SET TASK: Output the full listing below exactly as it reads, and skip anything that is a picture.

SOURCE EXCERPT:
◇ ◇ ◇
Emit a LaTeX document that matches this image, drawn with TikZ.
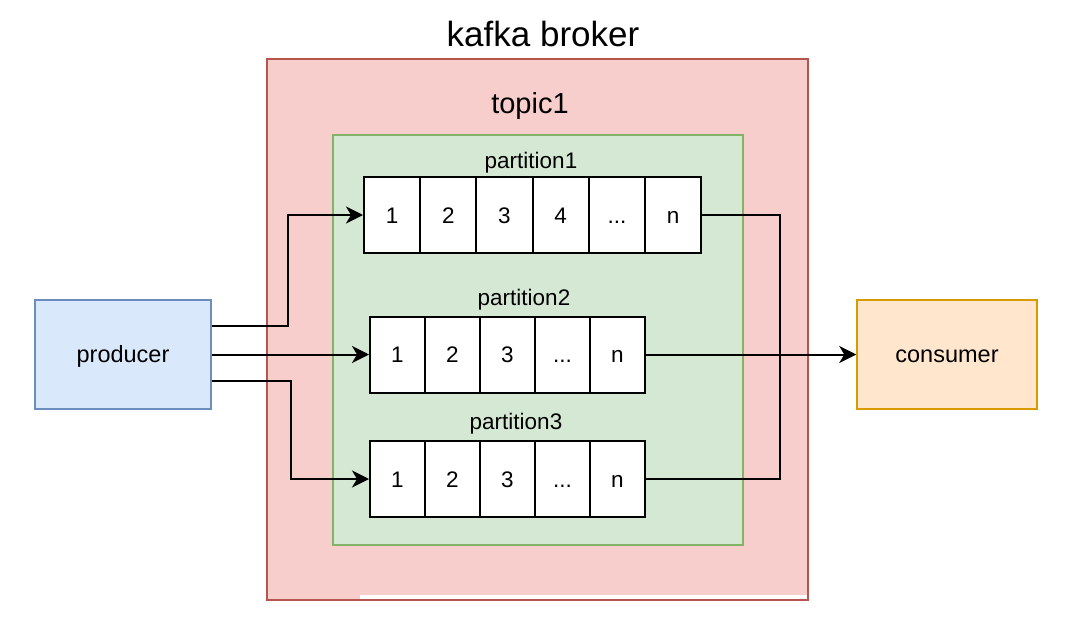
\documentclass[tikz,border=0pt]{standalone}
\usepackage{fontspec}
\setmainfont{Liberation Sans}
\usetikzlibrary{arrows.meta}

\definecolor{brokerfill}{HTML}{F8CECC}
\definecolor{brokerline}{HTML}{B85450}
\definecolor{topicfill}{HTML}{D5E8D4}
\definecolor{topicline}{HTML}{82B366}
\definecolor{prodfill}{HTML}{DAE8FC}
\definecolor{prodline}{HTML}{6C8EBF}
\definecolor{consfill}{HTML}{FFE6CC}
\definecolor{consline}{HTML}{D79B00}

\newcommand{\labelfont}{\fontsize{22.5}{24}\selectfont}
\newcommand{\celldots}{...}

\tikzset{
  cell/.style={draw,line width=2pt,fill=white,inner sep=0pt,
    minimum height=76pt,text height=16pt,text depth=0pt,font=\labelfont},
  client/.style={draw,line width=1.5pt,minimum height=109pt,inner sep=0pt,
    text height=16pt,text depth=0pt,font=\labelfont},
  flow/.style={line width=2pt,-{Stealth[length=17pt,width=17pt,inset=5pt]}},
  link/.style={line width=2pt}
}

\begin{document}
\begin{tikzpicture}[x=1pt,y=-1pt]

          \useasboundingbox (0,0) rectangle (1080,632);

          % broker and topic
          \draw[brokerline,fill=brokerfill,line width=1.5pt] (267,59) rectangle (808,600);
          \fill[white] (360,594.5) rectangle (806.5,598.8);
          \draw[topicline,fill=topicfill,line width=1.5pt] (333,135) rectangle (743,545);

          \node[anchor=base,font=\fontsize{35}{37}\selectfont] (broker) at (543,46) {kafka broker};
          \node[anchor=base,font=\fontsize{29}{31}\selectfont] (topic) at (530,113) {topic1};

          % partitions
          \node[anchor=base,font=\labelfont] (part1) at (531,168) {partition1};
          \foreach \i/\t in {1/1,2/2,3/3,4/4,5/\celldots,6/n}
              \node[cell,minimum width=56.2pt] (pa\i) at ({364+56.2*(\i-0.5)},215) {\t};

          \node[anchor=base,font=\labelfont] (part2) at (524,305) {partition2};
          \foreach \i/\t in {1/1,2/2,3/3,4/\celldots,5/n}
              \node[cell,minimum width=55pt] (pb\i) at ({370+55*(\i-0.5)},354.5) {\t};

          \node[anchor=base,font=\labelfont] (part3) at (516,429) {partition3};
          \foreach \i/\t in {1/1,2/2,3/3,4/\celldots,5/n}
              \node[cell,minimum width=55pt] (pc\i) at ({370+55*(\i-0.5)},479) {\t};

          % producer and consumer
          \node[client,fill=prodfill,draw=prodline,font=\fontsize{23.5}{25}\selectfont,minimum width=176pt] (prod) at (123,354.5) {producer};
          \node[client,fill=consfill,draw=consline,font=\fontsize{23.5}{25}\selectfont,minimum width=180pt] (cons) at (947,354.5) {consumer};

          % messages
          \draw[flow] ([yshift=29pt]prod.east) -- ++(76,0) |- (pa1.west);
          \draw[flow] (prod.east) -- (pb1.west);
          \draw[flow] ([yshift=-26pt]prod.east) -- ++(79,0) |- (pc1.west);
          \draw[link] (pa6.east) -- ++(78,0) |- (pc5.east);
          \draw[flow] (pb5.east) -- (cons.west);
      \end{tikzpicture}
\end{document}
◇ ◇ ◇
IN RESPONSE:
Emit a LaTeX document that matches this image, drawn with TikZ.
\documentclass[tikz,border=0pt]{standalone}
\usepackage{fontspec}
\setmainfont{Liberation Sans}
\usetikzlibrary{arrows.meta}

\definecolor{brokerfill}{HTML}{F8CECC}
\definecolor{brokerline}{HTML}{B85450}
\definecolor{topicfill}{HTML}{D5E8D4}
\definecolor{topicline}{HTML}{82B366}
\definecolor{prodfill}{HTML}{DAE8FC}
\definecolor{prodline}{HTML}{6C8EBF}
\definecolor{consfill}{HTML}{FFE6CC}
\definecolor{consline}{HTML}{D79B00}

\newcommand{\labelfont}{\fontsize{22.5}{24}\selectfont}
\newcommand{\celldots}{...}

\tikzset{
  cell/.style={draw,line width=2pt,fill=white,inner sep=0pt,
    minimum height=76pt,text height=16pt,text depth=0pt,font=\labelfont},
  client/.style={draw,line width=1.5pt,minimum height=109pt,inner sep=0pt,
    text height=16pt,text depth=0pt,font=\labelfont},
  flow/.style={line width=2pt,-{Stealth[length=17pt,width=17pt,inset=5pt]}},
  link/.style={line width=2pt}
}

\begin{document}
\begin{tikzpicture}[x=1pt,y=-1pt]

          \useasboundingbox (0,0) rectangle (1080,632);

          % broker and topic
          \draw[brokerline,fill=brokerfill,line width=1.5pt] (267,59) rectangle (808,600);
          \fill[white] (360,594.5) rectangle (806.5,598.8);
          \draw[topicline,fill=topicfill,line width=1.5pt] (333,135) rectangle (743,545);

          \node[anchor=base,font=\fontsize{35}{37}\selectfont] (broker) at (543,46) {kafka broker};
          \node[anchor=base,font=\fontsize{29}{31}\selectfont] (topic) at (530,113) {topic1};

          % partitions
          \node[anchor=base,font=\labelfont] (part1) at (531,168) {partition1};
          \foreach \i/\t in {1/1,2/2,3/3,4/4,5/\celldots,6/n}
              \node[cell,minimum width=56.2pt] (pa\i) at ({364+56.2*(\i-0.5)},215) {\t};

          \node[anchor=base,font=\labelfont] (part2) at (524,305) {partition2};
          \foreach \i/\t in {1/1,2/2,3/3,4/\celldots,5/n}
              \node[cell,minimum width=55pt] (pb\i) at ({370+55*(\i-0.5)},354.5) {\t};

          \node[anchor=base,font=\labelfont] (part3) at (516,429) {partition3};
          \foreach \i/\t in {1/1,2/2,3/3,4/\celldots,5/n}
              \node[cell,minimum width=55pt] (pc\i) at ({370+55*(\i-0.5)},479) {\t};

          % producer and consumer
          \node[client,fill=prodfill,draw=prodline,font=\fontsize{23.5}{25}\selectfont,minimum width=176pt] (prod) at (123,354.5) {producer};
          \node[client,fill=consfill,draw=consline,font=\fontsize{23.5}{25}\selectfont,minimum width=180pt] (cons) at (947,354.5) {consumer};

          % messages
          \draw[flow] ([yshift=29pt]prod.east) -- ++(76,0) |- (pa1.west);
          \draw[flow] (prod.east) -- (pb1.west);
          \draw[flow] ([yshift=-26pt]prod.east) -- ++(79,0) |- (pc1.west);
          \draw[link] (pa6.east) -- ++(78,0) |- (pc5.east);
          \draw[flow] (pb5.east) -- (cons.west);
      \end{tikzpicture}
\end{document}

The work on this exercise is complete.